Por isso causa espanto a recente declaração do presidente Lula em relação ao FSM. Disse o presidente que ele tende a se transformar numa feira de produtos ideológicos, onde cada um vem e compra o que quer, vende o que quer. Daí, para o presidente, a necessidade de que o FSM defina um tema prioritário, como bandeira
da sociedade civil.
O espanto decorre do fato de o presidente Lula resolver colocar ordem nessa bagunça ideológica, sugerindo ou definindo, a partir do seu espaço e ótica governamental, o tema considerado por ele convergente e prioritário a ser vendido e comprado pela sociedade civil mundial: a fome. Mantêm-se na fala do presidente a confusão, presente também em relação a outras questões governamentais, entre esfera pública e estatal, em que a sociedade civil, em prejuízo de sua autonomia, é convocada a se tornar co-responsável por prioridades políticas governamentais, que ela não definiu por muito legítimas e urgentes que sejam, como é o caso do combate à fome.
A multiplicidade de necessidades e expectativas que hoje entrecorta o FSM faz com que, com razão, Emir Sader, um dos membros do Comitê Internacional do FSM, afirme que pela multiplicidade de temas que produz o mundo atual, não há um que cruze. E acrescenta os eixos fundamentais que orientam as diferentes versões do FSM: A nossa luta é contra a exploração, a alienação, a dominação e a discriminação. Diante dos princípios e dos eixos fundamentais que norteiam o FSM, choca a desenvoltura com que o presidente brasileiro se sente confortável para pautar e orientar monotematicamente a sociedade civil mundial.
As complexidades temáticas assumidas pelo FSM não são redutíveis, não conformam prioridades ou hierarquias, mas tornam complexas as análises e proposições; é o espaço em que se desenrola essa difícil construção.
Tentar acelerar o tempo de maturação dessa construção exige, antes de esgotar todas as escutas, querer antecipar os seus devires e impor-lhe uma agenda, significa abortar as suas potencialidades transformadoras, sobretudo quando pautadas por interesses governamentais.
É verdade, conforme afirma Sérgio Haddad, que há quase um clamor por buscar indicativos, no contexto do FSM, sobre os temas mais convergentes e suas estratégias de ação. Mas ele adverte que, de um lado, o grande problema talvez seja como realizar tal proposta dentro do espírito da carta de princípios e do método FSM, buscando evitar
a tendência freqüente de que alguns iluminados digam para as maiorias o que se deve fazer como estratégia de luta.

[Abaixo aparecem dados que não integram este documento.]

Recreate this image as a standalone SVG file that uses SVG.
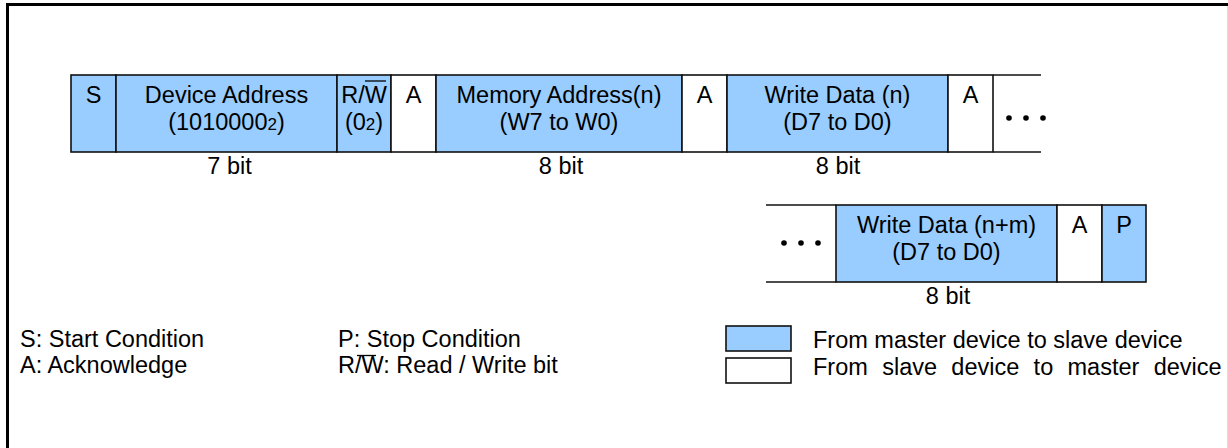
<svg xmlns="http://www.w3.org/2000/svg" width="1228" height="448" viewBox="0 0 1228 448">
  <style>
    text { font-family: "Liberation Sans", Arial, sans-serif; font-size: 23.5px; fill: #000; }
    .mid { text-anchor: middle; }
    .sub { font-size: 17px; }
    .m { fill: #99ccff; stroke: #111; stroke-width: 1.6; }
    .s { fill: #ffffff; stroke: #111; stroke-width: 1.6; }
    .edge { stroke: #111; stroke-width: 1.6; fill: none; }
    .ol { stroke: #000; stroke-width: 1.3; }
    .dot { fill: #000; }
  </style>

  <!-- frame -->
  <rect x="0" y="0" width="1228" height="448" fill="#fff"/>
  <line x1="6" y1="4.5" x2="1228" y2="4.5" stroke="#000" stroke-width="3"/>
  <line x1="7.5" y1="3" x2="7.5" y2="448" stroke="#000" stroke-width="3"/>
  <line x1="1227.5" y1="6" x2="1227.5" y2="448" stroke="#ddd" stroke-width="1"/>

  <!-- first frame sequence -->
  <g id="start">
    <rect class="m" x="71" y="75" width="45" height="77"/>
    <text class="mid" x="93.5" y="103">S</text>
  </g>
  <g id="device-address">
    <rect class="m" x="116" y="75" width="221" height="77"/>
    <text class="mid" x="226.5" y="103">Device Address</text>
    <text class="mid" x="226.5" y="130">(1010000<tspan class="sub">2</tspan>)</text>
    <text class="mid" x="229.5" y="174">7 bit</text>
  </g>
  <g id="rw">
    <rect class="m" x="337" y="75" width="54" height="77"/>
    <text class="mid" x="364" y="103">R/W</text>
    <line class="ol" x1="365" y1="81" x2="386" y2="81"/>
    <text class="mid" x="364" y="130">(0<tspan class="sub">2</tspan>)</text>
  </g>
  <g id="ack1">
    <rect class="s" x="391" y="75" width="45" height="77"/>
    <text class="mid" x="413.5" y="103">A</text>
  </g>
  <g id="memory-address">
    <rect class="m" x="436" y="75" width="246" height="77"/>
    <text class="mid" x="559" y="103">Memory Address(n)</text>
    <text class="mid" x="559" y="130">(W7 to W0)</text>
    <text class="mid" x="561" y="174">8 bit</text>
  </g>
  <g id="ack2">
    <rect class="s" x="682" y="75" width="45" height="77"/>
    <text class="mid" x="704.5" y="103">A</text>
  </g>
  <g id="write-data-n">
    <rect class="m" x="727" y="75" width="221" height="77"/>
    <text class="mid" x="837.5" y="103">Write Data (n)</text>
    <text class="mid" x="837.5" y="130">(D7 to D0)</text>
    <text class="mid" x="838" y="174">8 bit</text>
  </g>
  <g id="ack3">
    <rect class="s" x="948" y="75" width="45" height="77"/>
    <text class="mid" x="970.5" y="103">A</text>
  </g>
  <g id="continue1">
    <line class="edge" x1="993" y1="75" x2="1041" y2="75"/>
    <line class="edge" x1="993" y1="152" x2="1041" y2="152"/>
    <circle class="dot" cx="1009" cy="118" r="2.8"/>
    <circle class="dot" cx="1026" cy="118" r="2.8"/>
    <circle class="dot" cx="1043" cy="118" r="2.8"/>
  </g>

  <!-- second frame sequence -->
  <g id="continue2">
    <line class="edge" x1="766" y1="205" x2="836" y2="205"/>
    <line class="edge" x1="766" y1="282" x2="836" y2="282"/>
    <circle class="dot" cx="784" cy="243" r="2.8"/>
    <circle class="dot" cx="801" cy="243" r="2.8"/>
    <circle class="dot" cx="818" cy="243" r="2.8"/>
  </g>
  <g id="write-data-nm">
    <rect class="m" x="836" y="205" width="221" height="77"/>
    <text class="mid" x="946.5" y="233">Write Data (n+m)</text>
    <text class="mid" x="946.5" y="260">(D7 to D0)</text>
    <text class="mid" x="948" y="304">8 bit</text>
  </g>
  <g id="ack4">
    <rect class="s" x="1057" y="205" width="45" height="77"/>
    <text class="mid" x="1079.5" y="233">A</text>
  </g>
  <g id="stop">
    <rect class="m" x="1102" y="205" width="44" height="77"/>
    <text class="mid" x="1124" y="233">P</text>
  </g>

  <!-- legend -->
  <g id="legend-symbols">
    <text x="20" y="347">S: Start Condition</text>
    <text x="20" y="373">A: Acknowledge</text>
    <text x="338" y="347">P: Stop Condition</text>
    <text x="338" y="373">R/W: Read / Write bit</text>
    <line class="ol" x1="357" y1="355.5" x2="376" y2="355.5"/>
  </g>
  <g id="legend-colours">
    <rect class="m" x="726" y="326" width="65" height="25"/>
    <text x="813" y="348">From master device to slave device</text>
    <rect class="s" x="726" y="358" width="65" height="25"/>
    <text x="813" y="375" word-spacing="7.8">From slave device to master device</text>
  </g>
</svg>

A última edição do FSM na Índia é exemplar sobre o quanto de escuta e diversidade de vozes precisam ainda ser contempladas nessa busca de alternativas à globalização, que possam abraçar e abarcar-nos a todas e todos.

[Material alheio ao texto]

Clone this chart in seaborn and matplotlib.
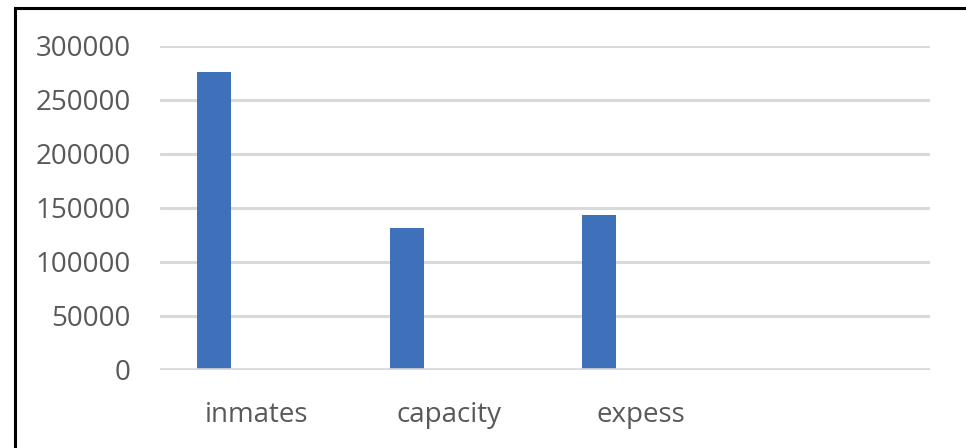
import matplotlib
matplotlib.use("Agg")
import matplotlib.pyplot as plt
import seaborn as sns
import pandas as pd
import numpy as np
from matplotlib.patches import Rectangle

categories = ["inmates", "capacity", "expess", ""]
values = [276000, 131000, 143000, np.nan]
yticks = [0, 50000, 100000, 150000, 200000, 250000, 300000]

df = pd.DataFrame({"category": categories, "value": values})

sns.set_theme(style="white")
plt.rcParams["font.family"] = ["Open Sans", "DejaVu Sans"]

fig = plt.figure(figsize=(9.66, 4.48), dpi=100)
ax = fig.add_axes([160 / 966, 1 - 370 / 448, 770 / 966, (370 - 45.7) / 448])

bar_w = 34 / 192.5
sns.barplot(data=df, x="category", y="value", order=categories,
            color="#3E71B9", saturation=1, width=bar_w, ax=ax, zorder=3,
            edgecolor="none")

# Excel-style: bars sit left of the category centre
offset = 42 / 192.5
ax.set_xlim(-0.5 + offset, len(categories) - 0.5 + offset)
ax.set_xticks(np.arange(len(categories)) + offset, categories)
ax.set_ylim(0, 300000)
ax.set_yticks(yticks, [str(t) for t in yticks])

for y in yticks:
    ax.axhline(y, color="#D9D9D9", lw=2.2 if y else 2.6, zorder=1 if y else 4)

for s in ax.spines.values():
    s.set_visible(False)
ax.tick_params(axis="both", length=0, labelsize=20, labelcolor="#595959")
ax.tick_params(axis="y", pad=21)
ax.tick_params(axis="x", pad=22)
ax.set_xlabel("")
ax.set_ylabel("")
ax.grid(False)

# outer chart frame (only top and left visible)
fig.patches.append(Rectangle((14.5 / 966, -0.2), 1.2, 1 - 7.5 / 448 + 0.2,
                             transform=fig.transFigure, fill=False,
                             edgecolor="black", lw=2.2, clip_on=False))

fig.savefig("out.png", dpi=100)
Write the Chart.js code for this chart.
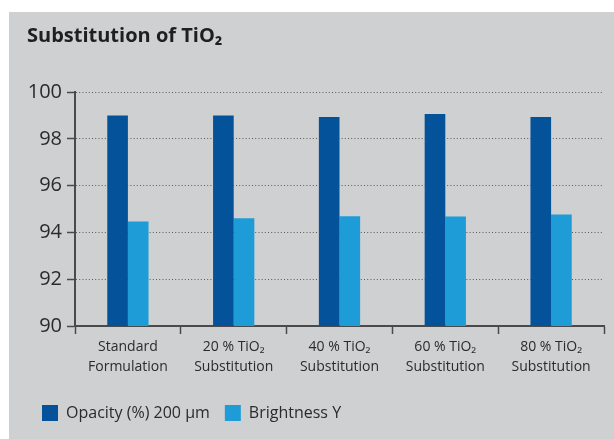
<!DOCTYPE html>
<html>
<head>
<meta charset="utf-8">
<script src="https://cdn.jsdelivr.net/npm/chart.js@4"></script>
<style>
  html, body { margin: 0; padding: 0; background: #ffffff; }
  #wrap { position: absolute; left: 9px; top: 12px; width: 605px; height: 427px; background: #cfd0d2; }
  canvas { display: block; }
</style>
</head>
<body>
<div id="wrap"><canvas id="chart" width="605" height="427"></canvas></div>
<script>
// Chart data
const categories = [
  ['Standard', 'Formulation'],
  ['20 % TiO\u2082', 'Substitution'],
  ['40 % TiO\u2082', 'Substitution'],
  ['60 % TiO\u2082', 'Substitution'],
  ['80 % TiO\u2082', 'Substitution']
];
const opacity = [99.0, 99.0, 98.93, 99.06, 98.93];
const brightness = [94.47, 94.6, 94.69, 94.68, 94.77];
const yMin = 90;
const yMax = 100;
const yStep = 2;

const FONT = "'Open Sans', 'Noto Sans', sans-serif";
const TEXT = '#2b2b2b';
const AXIS = '#4a4a4a';

const ctx = document.getElementById('chart').getContext('2d');
new Chart(ctx, {
  type: 'bar',
  data: {
    labels: categories,
    datasets: [
      {
        label: 'Opacity (%) 200 \u00b5m',
        data: opacity,
        backgroundColor: '#04529a'
      },
      {
        label: 'Brightness Y',
        data: brightness,
        backgroundColor: '#1e9cd7'
      }
    ]
  },
  options: {
    responsive: false,
    animation: false,
    devicePixelRatio: 1,
    datasets: {
      bar: { categoryPercentage: 0.39, barPercentage: 1.0 }
    },
    layout: {
      padding: { left: 18, right: 10, top: 0, bottom: 8 }
    },
    plugins: {
      tooltip: { enabled: false },
      title: {
        display: true,
        text: 'Substitution of TiO\u2082',
        align: 'start',
        color: '#1f1f1f',
        font: { family: FONT, size: 20, weight: 'bold', lineHeight: 1.2 },
        padding: { top: 12, bottom: 44 }
      },
      legend: {
        position: 'bottom',
        align: 'start',
        labels: {
          boxWidth: 16,
          boxHeight: 16,
          padding: 15,
          color: TEXT,
          font: { family: FONT, size: 16 }
        }
      }
    },
    scales: {
      x: {
        afterFit: (scale) => { scale.height = 64; },
        grid: {
          drawOnChartArea: false,
          drawTicks: true,
          tickLength: 8,
          tickColor: AXIS,
          tickWidth: 1.5
        },
        border: { display: true, color: AXIS, width: 2 },
        ticks: {
          color: TEXT,
          padding: 3,
          maxRotation: 0,
          autoSkip: false,
          font: { family: FONT, size: 14, lineHeight: 1.45 }
        }
      },
      y: {
        min: yMin,
        max: yMax,
        afterFit: (scale) => { scale.width = 48; },
        grid: {
          color: '#5a5a5a',
          lineWidth: 1,
          drawTicks: true,
          tickLength: 8,
          tickColor: AXIS,
          tickWidth: 1.5,
          tickBorderDash: []
        },
        border: { display: true, color: AXIS, width: 2, dash: [1, 2.2] },
        ticks: {
          stepSize: yStep,
          color: TEXT,
          padding: 5,
          font: { family: FONT, size: 20 }
        }
      }
    }
  }
});
</script>
</body>
</html>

Segundo Haddad, viveu-se lá um caldeirão de diferenças e percebeu- se o quanto estamos isolados em nossa visão ocidental, dada a diferença de enfoques e prioridades colocados pelos representantes dos diversos países asiáticos ali presentes.
Deseja-se que próxima edição do FSM pós-Porto Alegre/2005 ocorra em um país africano, nova oportunidade de escuta de um continente onde, embora se concentre de forma mais aguda a problemática da fome, haverá muito o que ouvir e propor sobre os eixos de lutas estruturais do FSM: a exploração, a alienação, a dominação e a discriminação, dos quais a fome, em grande medida, é conseqüência, exigindo remédios emergenciais, mas, sobretudo, estratégias de transformações estruturais para que ela e demais mazelas sociais que afligem africanos e outros povos possam ser erradicadas.